# Given request:
Your task is to reproduce, verbatim and without pictures, the lines from the opening of the listing through the line containing "const cFpaErr = [0.0063, 0.0048, 0.0053, 0.002, 0.0053];".

# Dataset content:
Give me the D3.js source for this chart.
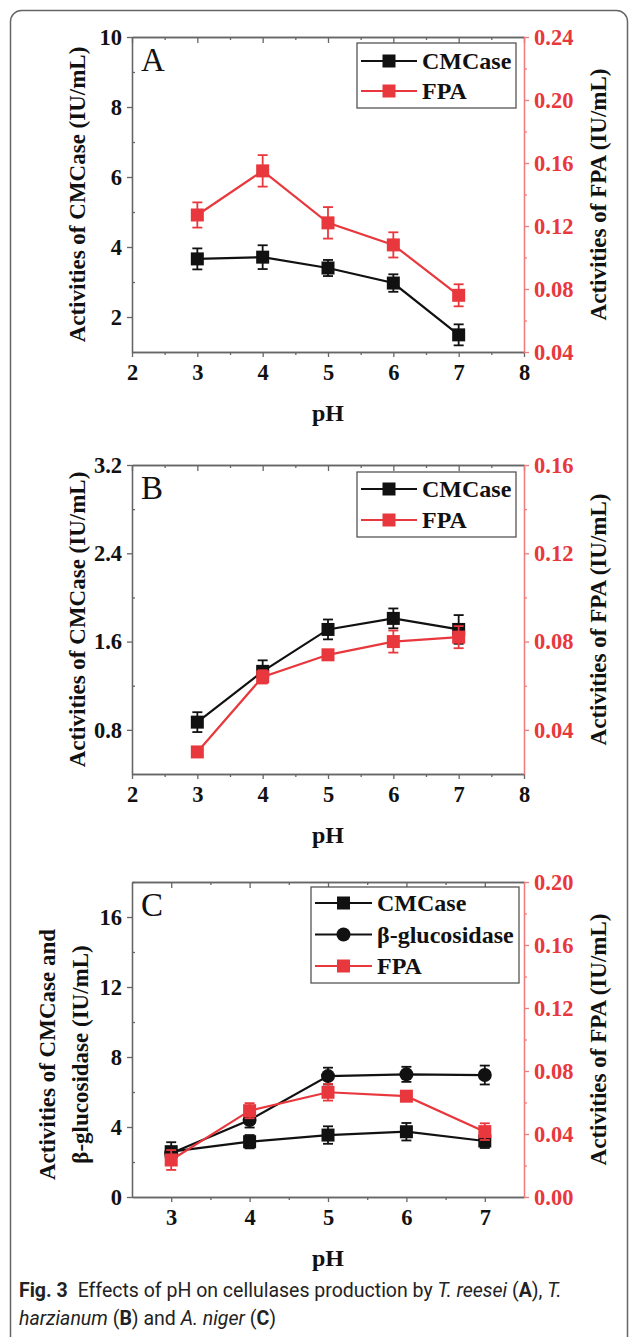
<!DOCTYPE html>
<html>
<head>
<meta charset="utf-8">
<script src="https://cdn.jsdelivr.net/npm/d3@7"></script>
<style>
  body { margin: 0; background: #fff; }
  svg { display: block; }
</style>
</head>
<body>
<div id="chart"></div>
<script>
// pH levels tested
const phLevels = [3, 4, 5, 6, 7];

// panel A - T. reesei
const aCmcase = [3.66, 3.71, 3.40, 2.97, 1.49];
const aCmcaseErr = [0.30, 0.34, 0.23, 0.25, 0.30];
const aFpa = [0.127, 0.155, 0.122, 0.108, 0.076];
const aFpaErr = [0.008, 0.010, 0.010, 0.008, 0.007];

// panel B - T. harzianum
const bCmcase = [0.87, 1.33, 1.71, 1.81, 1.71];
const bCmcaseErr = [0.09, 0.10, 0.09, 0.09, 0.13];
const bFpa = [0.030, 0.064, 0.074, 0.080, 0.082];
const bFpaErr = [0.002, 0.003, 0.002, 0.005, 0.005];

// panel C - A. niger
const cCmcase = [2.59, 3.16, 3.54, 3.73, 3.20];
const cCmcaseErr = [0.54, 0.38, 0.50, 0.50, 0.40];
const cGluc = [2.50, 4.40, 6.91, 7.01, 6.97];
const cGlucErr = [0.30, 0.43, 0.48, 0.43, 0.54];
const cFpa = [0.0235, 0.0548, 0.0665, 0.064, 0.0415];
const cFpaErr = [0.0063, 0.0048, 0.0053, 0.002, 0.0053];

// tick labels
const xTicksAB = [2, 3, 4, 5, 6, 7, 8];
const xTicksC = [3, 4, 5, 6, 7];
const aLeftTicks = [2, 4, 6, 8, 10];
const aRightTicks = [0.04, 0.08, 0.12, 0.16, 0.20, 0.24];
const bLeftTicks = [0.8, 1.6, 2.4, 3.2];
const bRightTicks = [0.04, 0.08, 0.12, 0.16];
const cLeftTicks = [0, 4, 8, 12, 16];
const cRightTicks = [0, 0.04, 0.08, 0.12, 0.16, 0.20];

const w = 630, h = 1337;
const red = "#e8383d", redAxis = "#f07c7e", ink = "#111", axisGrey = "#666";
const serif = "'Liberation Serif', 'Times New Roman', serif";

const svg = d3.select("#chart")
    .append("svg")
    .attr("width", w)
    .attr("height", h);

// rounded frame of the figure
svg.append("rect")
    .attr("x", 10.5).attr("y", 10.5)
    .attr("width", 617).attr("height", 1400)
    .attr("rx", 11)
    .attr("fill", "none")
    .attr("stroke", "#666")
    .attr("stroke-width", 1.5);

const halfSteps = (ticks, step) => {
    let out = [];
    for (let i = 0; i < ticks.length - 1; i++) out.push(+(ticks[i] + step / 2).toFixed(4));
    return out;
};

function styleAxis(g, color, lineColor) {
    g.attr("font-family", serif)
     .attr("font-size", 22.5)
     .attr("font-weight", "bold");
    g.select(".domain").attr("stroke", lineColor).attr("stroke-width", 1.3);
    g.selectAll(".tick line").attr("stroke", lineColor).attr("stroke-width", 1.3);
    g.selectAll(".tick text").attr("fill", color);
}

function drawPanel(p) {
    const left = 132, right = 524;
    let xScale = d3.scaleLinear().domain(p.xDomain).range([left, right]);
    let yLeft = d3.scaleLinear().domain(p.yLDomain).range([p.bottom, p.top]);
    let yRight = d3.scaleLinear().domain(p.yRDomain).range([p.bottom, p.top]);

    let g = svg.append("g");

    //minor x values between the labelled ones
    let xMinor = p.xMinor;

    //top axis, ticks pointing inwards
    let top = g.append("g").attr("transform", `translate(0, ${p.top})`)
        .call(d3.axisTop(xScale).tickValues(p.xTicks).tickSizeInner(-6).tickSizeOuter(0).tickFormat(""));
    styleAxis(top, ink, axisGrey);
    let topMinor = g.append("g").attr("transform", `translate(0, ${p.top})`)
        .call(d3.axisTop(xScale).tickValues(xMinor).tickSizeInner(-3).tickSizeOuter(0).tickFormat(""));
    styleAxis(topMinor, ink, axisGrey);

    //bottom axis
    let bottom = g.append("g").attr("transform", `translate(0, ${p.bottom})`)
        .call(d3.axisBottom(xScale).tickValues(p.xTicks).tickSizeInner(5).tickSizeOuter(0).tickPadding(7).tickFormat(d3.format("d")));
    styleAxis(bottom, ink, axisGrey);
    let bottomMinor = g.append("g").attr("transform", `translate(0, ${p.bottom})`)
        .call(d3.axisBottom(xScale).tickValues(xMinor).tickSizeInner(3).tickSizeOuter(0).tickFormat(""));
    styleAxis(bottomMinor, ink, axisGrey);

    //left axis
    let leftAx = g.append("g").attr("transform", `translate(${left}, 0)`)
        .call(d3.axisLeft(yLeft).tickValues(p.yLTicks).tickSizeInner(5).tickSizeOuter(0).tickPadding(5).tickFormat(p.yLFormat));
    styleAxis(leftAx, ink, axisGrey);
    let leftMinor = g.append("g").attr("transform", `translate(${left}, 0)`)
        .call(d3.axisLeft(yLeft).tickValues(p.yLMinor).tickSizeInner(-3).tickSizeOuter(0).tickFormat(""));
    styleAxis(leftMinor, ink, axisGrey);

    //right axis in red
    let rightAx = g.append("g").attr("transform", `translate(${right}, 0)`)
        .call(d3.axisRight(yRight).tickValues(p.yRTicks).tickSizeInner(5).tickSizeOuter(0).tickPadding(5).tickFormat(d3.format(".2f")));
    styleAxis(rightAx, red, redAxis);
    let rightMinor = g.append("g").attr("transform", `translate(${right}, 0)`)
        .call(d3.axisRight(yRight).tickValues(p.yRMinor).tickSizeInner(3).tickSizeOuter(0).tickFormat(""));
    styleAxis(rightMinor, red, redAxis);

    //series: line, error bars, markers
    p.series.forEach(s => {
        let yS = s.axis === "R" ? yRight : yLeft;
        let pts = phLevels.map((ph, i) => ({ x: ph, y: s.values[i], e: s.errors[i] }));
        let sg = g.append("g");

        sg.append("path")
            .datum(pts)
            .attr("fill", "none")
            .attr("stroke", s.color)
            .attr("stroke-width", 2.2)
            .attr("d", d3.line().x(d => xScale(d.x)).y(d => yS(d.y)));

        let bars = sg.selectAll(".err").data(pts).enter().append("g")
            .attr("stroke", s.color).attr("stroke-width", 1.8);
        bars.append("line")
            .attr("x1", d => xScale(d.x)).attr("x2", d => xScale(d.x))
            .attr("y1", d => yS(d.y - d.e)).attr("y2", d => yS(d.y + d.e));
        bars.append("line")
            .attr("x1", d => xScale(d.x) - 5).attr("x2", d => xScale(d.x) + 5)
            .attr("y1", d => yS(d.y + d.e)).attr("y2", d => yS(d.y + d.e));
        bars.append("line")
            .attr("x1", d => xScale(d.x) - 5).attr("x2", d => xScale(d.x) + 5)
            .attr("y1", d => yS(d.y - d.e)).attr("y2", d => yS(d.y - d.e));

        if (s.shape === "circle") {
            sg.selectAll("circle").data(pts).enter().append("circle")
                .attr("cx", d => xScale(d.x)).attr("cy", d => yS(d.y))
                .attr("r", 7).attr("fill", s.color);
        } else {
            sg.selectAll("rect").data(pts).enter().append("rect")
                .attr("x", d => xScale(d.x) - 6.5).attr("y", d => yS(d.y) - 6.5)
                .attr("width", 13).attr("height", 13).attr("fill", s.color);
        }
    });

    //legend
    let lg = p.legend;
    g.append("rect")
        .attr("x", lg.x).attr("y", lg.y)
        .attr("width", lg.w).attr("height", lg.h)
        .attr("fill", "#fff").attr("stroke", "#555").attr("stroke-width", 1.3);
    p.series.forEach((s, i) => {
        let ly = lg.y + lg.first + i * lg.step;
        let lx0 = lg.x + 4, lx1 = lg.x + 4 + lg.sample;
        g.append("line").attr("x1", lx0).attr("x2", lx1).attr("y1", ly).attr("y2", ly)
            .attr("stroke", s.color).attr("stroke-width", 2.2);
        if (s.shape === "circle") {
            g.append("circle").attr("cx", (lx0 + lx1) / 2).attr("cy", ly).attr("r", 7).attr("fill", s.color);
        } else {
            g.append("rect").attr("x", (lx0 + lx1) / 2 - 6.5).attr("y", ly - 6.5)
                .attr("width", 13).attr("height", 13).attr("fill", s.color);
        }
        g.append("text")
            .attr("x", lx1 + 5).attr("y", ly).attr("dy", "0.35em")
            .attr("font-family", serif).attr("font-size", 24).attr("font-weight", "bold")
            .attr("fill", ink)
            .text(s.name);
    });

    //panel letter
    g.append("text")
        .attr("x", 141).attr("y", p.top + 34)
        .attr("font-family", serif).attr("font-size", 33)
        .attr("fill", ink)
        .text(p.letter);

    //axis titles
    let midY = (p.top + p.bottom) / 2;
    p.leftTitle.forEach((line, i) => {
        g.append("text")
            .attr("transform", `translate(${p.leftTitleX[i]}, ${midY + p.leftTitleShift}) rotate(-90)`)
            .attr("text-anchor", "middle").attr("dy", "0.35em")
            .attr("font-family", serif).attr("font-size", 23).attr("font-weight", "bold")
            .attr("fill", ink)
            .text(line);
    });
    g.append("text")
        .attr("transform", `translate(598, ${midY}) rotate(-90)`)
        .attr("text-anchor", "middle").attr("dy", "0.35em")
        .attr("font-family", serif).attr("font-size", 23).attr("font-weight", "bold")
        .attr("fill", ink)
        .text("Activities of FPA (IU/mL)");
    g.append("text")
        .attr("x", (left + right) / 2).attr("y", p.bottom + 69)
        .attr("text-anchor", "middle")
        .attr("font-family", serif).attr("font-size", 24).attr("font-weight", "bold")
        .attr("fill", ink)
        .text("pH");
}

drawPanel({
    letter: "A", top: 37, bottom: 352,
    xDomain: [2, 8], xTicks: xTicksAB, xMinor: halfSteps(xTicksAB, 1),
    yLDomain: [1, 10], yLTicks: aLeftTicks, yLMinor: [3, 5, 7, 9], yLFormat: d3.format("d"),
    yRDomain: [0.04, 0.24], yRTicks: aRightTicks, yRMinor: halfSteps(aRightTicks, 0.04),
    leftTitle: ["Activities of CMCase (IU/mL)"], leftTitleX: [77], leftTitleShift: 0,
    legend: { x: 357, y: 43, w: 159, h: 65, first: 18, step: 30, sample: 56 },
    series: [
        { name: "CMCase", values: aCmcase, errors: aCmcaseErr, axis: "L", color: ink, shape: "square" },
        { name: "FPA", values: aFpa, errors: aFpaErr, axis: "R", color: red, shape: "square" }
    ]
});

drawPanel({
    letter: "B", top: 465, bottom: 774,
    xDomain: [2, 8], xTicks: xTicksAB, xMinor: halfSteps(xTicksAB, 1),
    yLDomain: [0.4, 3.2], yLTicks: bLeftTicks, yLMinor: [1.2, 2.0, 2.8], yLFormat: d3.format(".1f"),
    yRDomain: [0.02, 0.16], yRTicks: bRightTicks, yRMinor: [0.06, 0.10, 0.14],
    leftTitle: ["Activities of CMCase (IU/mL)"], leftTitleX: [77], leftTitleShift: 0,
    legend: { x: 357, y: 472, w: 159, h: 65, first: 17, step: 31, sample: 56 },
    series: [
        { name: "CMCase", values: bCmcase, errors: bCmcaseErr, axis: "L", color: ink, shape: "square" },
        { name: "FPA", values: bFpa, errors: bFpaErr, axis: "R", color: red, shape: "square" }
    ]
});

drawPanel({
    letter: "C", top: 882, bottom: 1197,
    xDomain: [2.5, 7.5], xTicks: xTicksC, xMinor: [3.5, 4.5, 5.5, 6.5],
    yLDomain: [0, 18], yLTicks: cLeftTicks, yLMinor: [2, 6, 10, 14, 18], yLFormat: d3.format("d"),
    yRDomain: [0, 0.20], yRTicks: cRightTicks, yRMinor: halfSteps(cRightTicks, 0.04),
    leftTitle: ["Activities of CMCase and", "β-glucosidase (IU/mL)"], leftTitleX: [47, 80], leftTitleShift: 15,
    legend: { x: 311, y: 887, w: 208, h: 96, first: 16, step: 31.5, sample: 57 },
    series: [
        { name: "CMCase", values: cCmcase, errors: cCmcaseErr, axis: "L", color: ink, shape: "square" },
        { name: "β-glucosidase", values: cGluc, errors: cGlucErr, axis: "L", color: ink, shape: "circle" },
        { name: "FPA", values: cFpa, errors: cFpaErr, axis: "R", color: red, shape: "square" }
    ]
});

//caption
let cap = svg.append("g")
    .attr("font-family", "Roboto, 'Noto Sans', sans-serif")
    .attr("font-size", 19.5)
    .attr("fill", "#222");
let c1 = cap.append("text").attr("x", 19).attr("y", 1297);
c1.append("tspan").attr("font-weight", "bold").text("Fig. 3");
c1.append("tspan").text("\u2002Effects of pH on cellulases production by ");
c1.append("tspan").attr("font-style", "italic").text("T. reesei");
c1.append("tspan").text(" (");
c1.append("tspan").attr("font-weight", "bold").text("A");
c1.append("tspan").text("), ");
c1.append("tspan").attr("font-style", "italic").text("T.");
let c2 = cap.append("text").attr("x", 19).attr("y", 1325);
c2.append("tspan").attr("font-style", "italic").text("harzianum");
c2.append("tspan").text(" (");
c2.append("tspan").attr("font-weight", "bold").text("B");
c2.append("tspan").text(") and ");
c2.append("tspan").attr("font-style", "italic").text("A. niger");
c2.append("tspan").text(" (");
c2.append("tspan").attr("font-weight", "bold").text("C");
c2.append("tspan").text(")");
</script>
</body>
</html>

# Answer to this task:
Give me the D3.js source for this chart.
<!DOCTYPE html>
<html>
<head>
<meta charset="utf-8">
<script src="https://cdn.jsdelivr.net/npm/d3@7"></script>
<style>
  body { margin: 0; background: #fff; }
  svg { display: block; }
</style>
</head>
<body>
<div id="chart"></div>
<script>
// pH levels tested
const phLevels = [3, 4, 5, 6, 7];

// panel A - T. reesei
const aCmcase = [3.66, 3.71, 3.40, 2.97, 1.49];
const aCmcaseErr = [0.30, 0.34, 0.23, 0.25, 0.30];
const aFpa = [0.127, 0.155, 0.122, 0.108, 0.076];
const aFpaErr = [0.008, 0.010, 0.010, 0.008, 0.007];

// panel B - T. harzianum
const bCmcase = [0.87, 1.33, 1.71, 1.81, 1.71];
const bCmcaseErr = [0.09, 0.10, 0.09, 0.09, 0.13];
const bFpa = [0.030, 0.064, 0.074, 0.080, 0.082];
const bFpaErr = [0.002, 0.003, 0.002, 0.005, 0.005];

// panel C - A. niger
const cCmcase = [2.59, 3.16, 3.54, 3.73, 3.20];
const cCmcaseErr = [0.54, 0.38, 0.50, 0.50, 0.40];
const cGluc = [2.50, 4.40, 6.91, 7.01, 6.97];
const cGlucErr = [0.30, 0.43, 0.48, 0.43, 0.54];
const cFpa = [0.0235, 0.0548, 0.0665, 0.064, 0.0415];
const cFpaErr = [0.0063, 0.0048, 0.0053, 0.002, 0.0053];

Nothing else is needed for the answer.